--- Material ---

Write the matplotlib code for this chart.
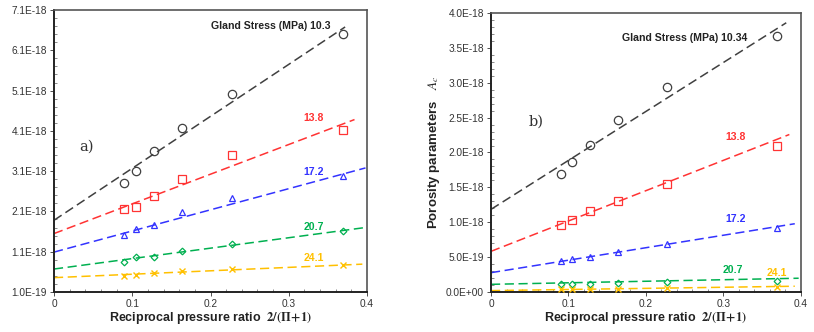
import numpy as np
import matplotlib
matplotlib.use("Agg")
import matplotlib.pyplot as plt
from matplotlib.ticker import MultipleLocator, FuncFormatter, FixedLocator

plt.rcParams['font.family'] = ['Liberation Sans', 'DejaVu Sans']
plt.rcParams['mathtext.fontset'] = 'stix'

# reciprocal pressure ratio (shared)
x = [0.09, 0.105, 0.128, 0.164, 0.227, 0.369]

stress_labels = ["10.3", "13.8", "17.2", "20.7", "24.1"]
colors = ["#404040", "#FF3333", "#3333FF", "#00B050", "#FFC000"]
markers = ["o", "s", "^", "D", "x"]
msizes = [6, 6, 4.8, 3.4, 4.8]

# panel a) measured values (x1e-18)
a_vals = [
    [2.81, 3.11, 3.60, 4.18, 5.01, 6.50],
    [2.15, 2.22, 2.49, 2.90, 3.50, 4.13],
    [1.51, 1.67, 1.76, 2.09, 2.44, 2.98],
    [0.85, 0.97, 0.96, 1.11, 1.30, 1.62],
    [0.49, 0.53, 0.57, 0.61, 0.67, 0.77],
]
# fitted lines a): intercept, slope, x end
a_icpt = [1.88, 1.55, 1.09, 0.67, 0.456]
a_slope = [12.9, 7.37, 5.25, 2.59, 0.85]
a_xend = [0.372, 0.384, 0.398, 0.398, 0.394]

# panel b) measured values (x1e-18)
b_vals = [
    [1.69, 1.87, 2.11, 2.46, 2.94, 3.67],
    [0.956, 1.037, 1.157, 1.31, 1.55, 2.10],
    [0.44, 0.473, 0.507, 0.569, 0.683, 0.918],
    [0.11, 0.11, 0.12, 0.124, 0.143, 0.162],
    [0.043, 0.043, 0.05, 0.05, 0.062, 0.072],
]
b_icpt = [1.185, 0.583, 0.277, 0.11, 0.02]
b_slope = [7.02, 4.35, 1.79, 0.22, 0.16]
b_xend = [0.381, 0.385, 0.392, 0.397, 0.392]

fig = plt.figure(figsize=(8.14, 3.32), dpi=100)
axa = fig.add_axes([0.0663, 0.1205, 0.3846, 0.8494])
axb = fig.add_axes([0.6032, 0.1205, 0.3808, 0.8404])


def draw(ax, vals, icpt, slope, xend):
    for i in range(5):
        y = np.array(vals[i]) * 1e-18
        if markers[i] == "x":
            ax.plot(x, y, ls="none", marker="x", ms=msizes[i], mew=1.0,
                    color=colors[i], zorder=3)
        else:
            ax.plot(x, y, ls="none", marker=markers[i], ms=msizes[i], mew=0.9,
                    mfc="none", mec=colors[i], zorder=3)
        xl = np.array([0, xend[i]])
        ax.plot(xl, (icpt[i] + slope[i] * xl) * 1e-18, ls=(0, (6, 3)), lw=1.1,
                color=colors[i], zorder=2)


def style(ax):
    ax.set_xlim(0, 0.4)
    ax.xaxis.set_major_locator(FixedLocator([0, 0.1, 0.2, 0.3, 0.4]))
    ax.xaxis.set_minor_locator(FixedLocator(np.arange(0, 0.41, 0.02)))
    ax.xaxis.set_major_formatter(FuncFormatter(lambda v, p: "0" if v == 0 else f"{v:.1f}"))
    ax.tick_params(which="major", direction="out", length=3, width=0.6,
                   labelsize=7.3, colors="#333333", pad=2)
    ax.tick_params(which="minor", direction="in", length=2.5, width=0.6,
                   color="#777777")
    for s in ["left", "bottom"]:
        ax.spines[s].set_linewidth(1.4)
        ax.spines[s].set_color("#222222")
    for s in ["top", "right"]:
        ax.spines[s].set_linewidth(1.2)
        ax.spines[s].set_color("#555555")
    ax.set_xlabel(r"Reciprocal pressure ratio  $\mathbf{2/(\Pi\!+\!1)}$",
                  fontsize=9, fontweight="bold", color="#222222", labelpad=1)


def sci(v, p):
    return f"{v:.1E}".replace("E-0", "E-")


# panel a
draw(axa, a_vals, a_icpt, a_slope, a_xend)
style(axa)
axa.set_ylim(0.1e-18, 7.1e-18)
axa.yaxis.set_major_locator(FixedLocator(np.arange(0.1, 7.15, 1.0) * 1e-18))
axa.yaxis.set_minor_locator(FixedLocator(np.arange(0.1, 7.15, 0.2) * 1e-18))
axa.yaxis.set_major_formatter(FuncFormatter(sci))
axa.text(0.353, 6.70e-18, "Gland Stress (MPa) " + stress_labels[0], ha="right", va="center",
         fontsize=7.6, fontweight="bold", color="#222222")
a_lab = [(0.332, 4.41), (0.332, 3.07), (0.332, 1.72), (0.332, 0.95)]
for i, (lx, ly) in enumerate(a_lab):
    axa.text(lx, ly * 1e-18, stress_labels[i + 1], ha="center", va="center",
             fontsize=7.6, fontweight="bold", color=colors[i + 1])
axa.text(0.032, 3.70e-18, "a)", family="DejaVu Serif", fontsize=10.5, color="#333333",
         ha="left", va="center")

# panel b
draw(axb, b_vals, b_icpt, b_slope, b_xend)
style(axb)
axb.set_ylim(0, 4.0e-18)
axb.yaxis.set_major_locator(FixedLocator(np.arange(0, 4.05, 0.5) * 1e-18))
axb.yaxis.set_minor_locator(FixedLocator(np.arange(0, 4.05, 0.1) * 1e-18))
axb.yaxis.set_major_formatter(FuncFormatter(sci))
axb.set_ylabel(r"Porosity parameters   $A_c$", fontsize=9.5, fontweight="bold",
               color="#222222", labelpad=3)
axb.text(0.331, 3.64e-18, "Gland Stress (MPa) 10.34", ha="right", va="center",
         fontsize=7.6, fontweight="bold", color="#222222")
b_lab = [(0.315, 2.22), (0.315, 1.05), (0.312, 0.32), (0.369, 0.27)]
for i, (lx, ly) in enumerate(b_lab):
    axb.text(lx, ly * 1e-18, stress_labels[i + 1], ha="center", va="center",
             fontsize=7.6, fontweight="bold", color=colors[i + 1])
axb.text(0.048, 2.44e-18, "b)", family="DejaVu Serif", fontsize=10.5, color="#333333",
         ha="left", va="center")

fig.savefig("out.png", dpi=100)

---

§ What this task involves: Without any pictures, reproduce the lines from the first one in the material through the line that has "plt.rcParams['mathtext.fontset'] = 'stix'", exactly as they appear.

§ Answer for the task:
Write the matplotlib code for this chart.
import numpy as np
import matplotlib
matplotlib.use("Agg")
import matplotlib.pyplot as plt
from matplotlib.ticker import MultipleLocator, FuncFormatter, FixedLocator

plt.rcParams['font.family'] = ['Liberation Sans', 'DejaVu Sans']
plt.rcParams['mathtext.fontset'] = 'stix'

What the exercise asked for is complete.